Non, il faut faire appel à de nouvelles émotions. Et c’est là que les derniers appels à une coalition pour protéger le patrimoine culturel mondial semblent faire l’affaire – du moins superficiellement.

La semaine dernière, lors de sa visite aux dirigeants wahhabites saoudiens, le Secrétaire d’État états-unien John Kerry a publié une déclaration affirmant que la pression militaire pourrait être nécessaire pour renverser Assad. Ses hôtes saoudiens – qui ont soutenu l’EI à la fois financièrement et théologiquement – ont également déclaré qu’«une nouvelle force de coalition est nécessaire pour vaincre l’EI sur le terrain».

Il est significatif que les appels des États-Unis et de l’Arabie saoudite à augmenter l’intervention militaire au Moyen-Orient arrivent au moment où la Syrie et l’Irak – toutes deux soutenues par l’Iran et la Russie – ont obtenu des succès importants contre les combattants islamistes. Les forces d’Assad sont en train de resserrer l’étau contre la ville d’Alep, tenue par les combattants, tandis que l’armée irakienne assiège les bastions de Tikrit et Mossoul.

Autrement dit, la guerre au sol en Syrie et en Irak n’est pas adaptée aux objectifs de Washington quand elle renforce les acquis des alliés russes et iraniens.

Une intervention occidentale et wahhabite arabe serait souhaitable pour compenser cela.
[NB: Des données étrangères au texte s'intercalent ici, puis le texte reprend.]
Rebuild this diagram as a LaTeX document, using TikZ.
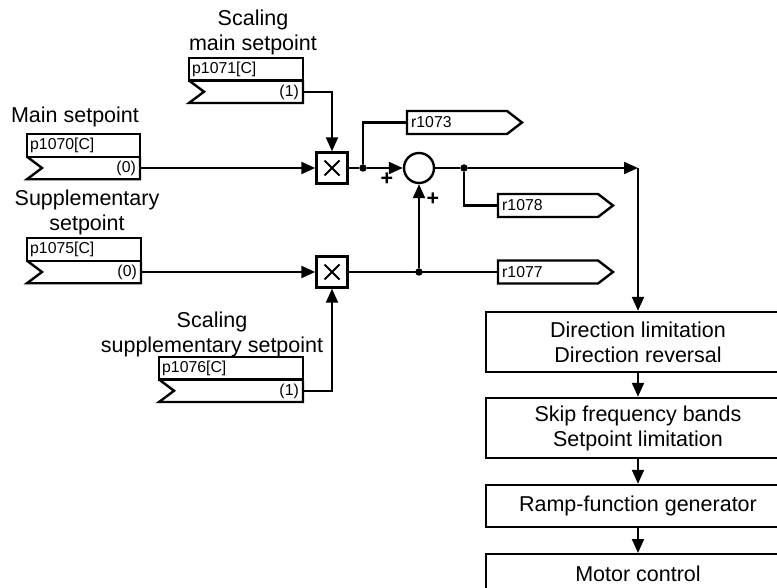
\documentclass[tikz,border=0pt]{standalone}
\usepackage{fontspec}
\setmainfont{Liberation Sans}
\usetikzlibrary{arrows.meta}
\newcommand\PBox[6]{%
  \draw[boxline] (#2,#3) rectangle (#4,#3+22.5);
  \draw[boxline] (#2,#3+22.5) -- (#2+15,#3+33.75) -- (#2,#3+45) -- (#4,#3+45) -- (#4,#3+22.5);
  \node[small,anchor=west] (#1) at (#2+3,#3+11.5) {#5};
  \node[small,anchor=east] (#1v) at (#4-4,#3+34) {#6};
  \coordinate (#1out) at (#4,#3+33.75);
}
\newcommand\Flag[4]{%
  \draw[boxline] (#2,#3-11.5) -- (#2+100,#3-11.5) -- (#2+115,#3) -- (#2+100,#3+11.5) -- (#2,#3+11.5) -- cycle;
  \node[small,anchor=west] (#1) at (#2,#3) {\hspace{4pt}#4};
}
\begin{document}
\begin{tikzpicture}[x=1pt,y=-1pt,
  conn/.style={line width=2.1pt},
  arr/.style={conn,-{Triangle[length=14pt,width=12pt]}},
  boxline/.style={line width=2.4pt, line join=miter},
  big/.style={font=\fontsize{21.5}{25}\selectfont, align=center, inner sep=0pt},
  small/.style={font=\fontsize{15.8}{18}\selectfont, inner sep=0pt},
  mult/.style={draw, line width=2.4pt, minimum size=31pt, inner sep=0pt},
  sumc/.style={draw, circle, line width=2.4pt, minimum size=30pt, inner sep=0pt},
  dot/.style={circle, fill, inner sep=0pt, minimum size=7.5pt},
  flowbox/.style={draw, line width=2.4pt, minimum width=304pt, align=center, font=\fontsize{21.5}{25}\selectfont, inner sep=0pt}
]
\useasboundingbox (0,0) rectangle (777,588);
\clip (0,0) rectangle (777,588);

% labels
\node[big] (lscm) at (253,32) {Scaling\\main setpoint};
\node[big] (lmain) at (75,117) {Main setpoint};
\node[big] (lsup) at (87,212) {Supplementary\\setpoint};
\node[big] (lscs) at (212,334) {Scaling\\supplementary setpoint};

% parameter boxes
\PBox{p1071}{189}{58}{303}{p1071[C]}{(1)}
\PBox{p1070}{27}{134.25}{140}{p1070[C]}{(0)}
\PBox{p1075}{27}{238.25}{141}{p1075[C]}{(0)}
\PBox{p1076}{159}{357}{303}{p1076[C]}{(1)}

% multipliers and sum
\node[mult] (m1) at (332,168) {};
\node[mult] (m2) at (332,272) {};
\foreach \m in {m1,m2}{
  \draw[line width=2pt] ([shift={(-7.5,-7.5)}]\m.center) -- ([shift={(7.5,7.5)}]\m.center);
  \draw[line width=2pt] ([shift={(-7.5,7.5)}]\m.center) -- ([shift={(7.5,-7.5)}]\m.center);
}
\node[sumc] (sum) at (419,168) {};
\node[big] (plus1) at (387,179) {\textbf{+}};
\node[big] (plus2) at (433,199) {\textbf{+}};

\node[dot] (d1) at (363,168) {};
\node[dot] (d2) at (464,168) {};
\node[dot] (d3) at (419,272) {};
\coordinate (c1) at (638,168);

% flags
\Flag{r1073}{407}{122.5}{r1073}
\Flag{r1078}{498}{205.5}{r1078}
\Flag{r1077}{498}{272}{r1077}

% flow boxes
\node[flowbox, minimum height=60pt] (b1) at (638,342) {Direction limitation\\Direction reversal};
\node[flowbox, minimum height=60pt] (b2) at (638,428) {Skip frequency bands\\Setpoint limitation};
\node[flowbox, minimum height=42pt] (b3) at (638,506) {Ramp-function generator};
\node[flowbox, minimum height=40pt, anchor=north] (b4) at (638,553) {Motor control};

% connectors
\draw[arr] (p1070out) -- (m1);
\draw[arr] (p1071out) -| (m1);
\draw[arr] (p1075out) -- (m2);
\draw[arr] (p1076out) -| (m2);
\draw[conn] (m1) -- (d1);
\draw[arr] (d1) -- (sum);
\draw[conn] (d1) |- (r1073.west);
\draw[conn] (sum) -- (d2);
\draw[arr] (d2) -- (c1);
\draw[arr] (c1) -- (b1);
\draw[conn] (d2) |- (r1078.west);
\draw[conn] (m2) -- (r1077.west);
\draw[arr] (d3) -- (sum);
\draw[arr] (b1) -- (b2);
\draw[arr] (b2) -- (b3);
\draw[arr] (b3) -- (b4);
\end{tikzpicture}
\end{document}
Toutefois, l’arsenal idéologique des prétextes pour des interventions militaires états-uniennes est épuisé, redondant, dépensé en pure perte.

Sauver le patrimoine mondial et des objets vieux de 3 000 ans pourrait juste être la nouvelle version du R2P dont les États-Unis et leurs alliés occidentaux ont besoin.

Finian CUNNINGHAM

Note du Saker Francophone
Ces événements ne sont pas sans rappeler le pillage des œuvres d’art en Irak lors de l’invasion US en 2003. Certaines d’entre elles ayant fait l’objet de commandes bien ciblées de la part de marchands d’art à des fins qu’on peut supposer mercantiles si on a l’esprit mal tourné, ce qui est mon cas.